Sebelius, a former governor of Kansas who received thousands of dollars in campaign donations from late-term abortionist George Tiller, imposed the HHS mandate as part of ObamaCare on United States employers, which forces them to provide free contraception, sterilization procedures, and abortion-inducing drugs to employees through health insurance plans.

Peter Singer, a professor of bioethics at Princeton University, has focused much of his writings and work on a “quality of life” ethic which reportedly is meant to replace one based on the “sanctity of life.”

According to the Catholic Education Resource Center, in his milestone book, Rethinking Life and Death, which some pro-life advocates view as the Mein Kampf of the euthanasia movement, Singer explains that concepts such as “sanctity of life,” “dignity,” and “created in the image of God” are false.

“Fine phrases,” he says, “are the last resource of those who have run out of argument.”

Singer sees no moral or philosophical significance to traditional terms such as “being” or “nature,” and identifies himself as a modern philosopher who has abandoned such “metaphysical and religious shackles.”

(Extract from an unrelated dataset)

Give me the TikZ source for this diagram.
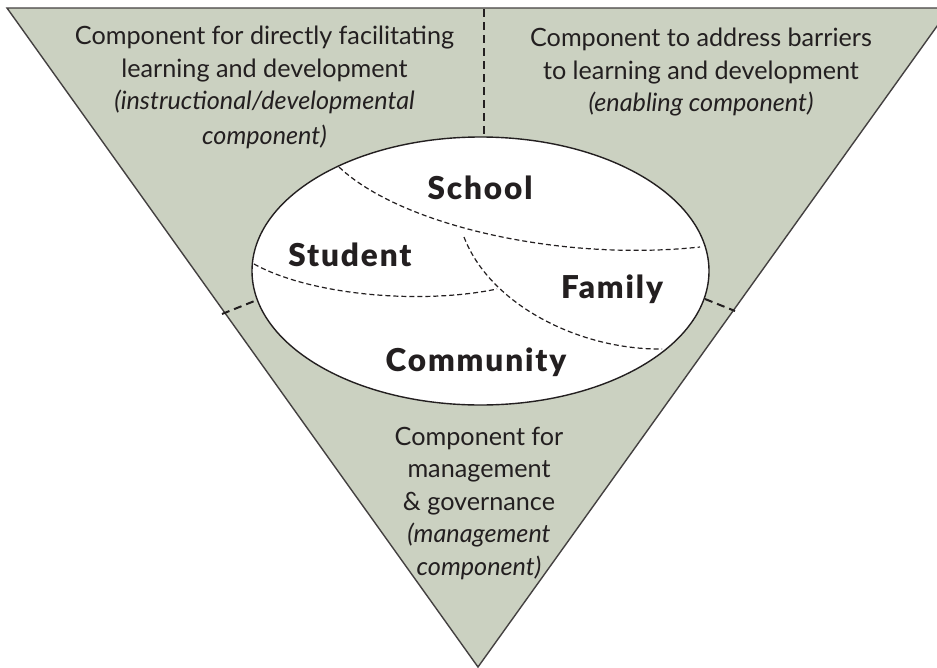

In Rethinking Life and Death, Singer writes:

Human babies are not born self-aware or capable of grasping their lives over time. They are not persons. Hence their lives would seem to be no more worthy of protection that the life of a fetus.

The website of the Women Deliver conference states that its purpose is the “health and empowerment of girls and women…because the most valuable investment is one in girls and women.” The conference reportedly hopes to “serve as a global platform for ensuring that the health and rights of girls and women remain top priorities now, and for decades to come.”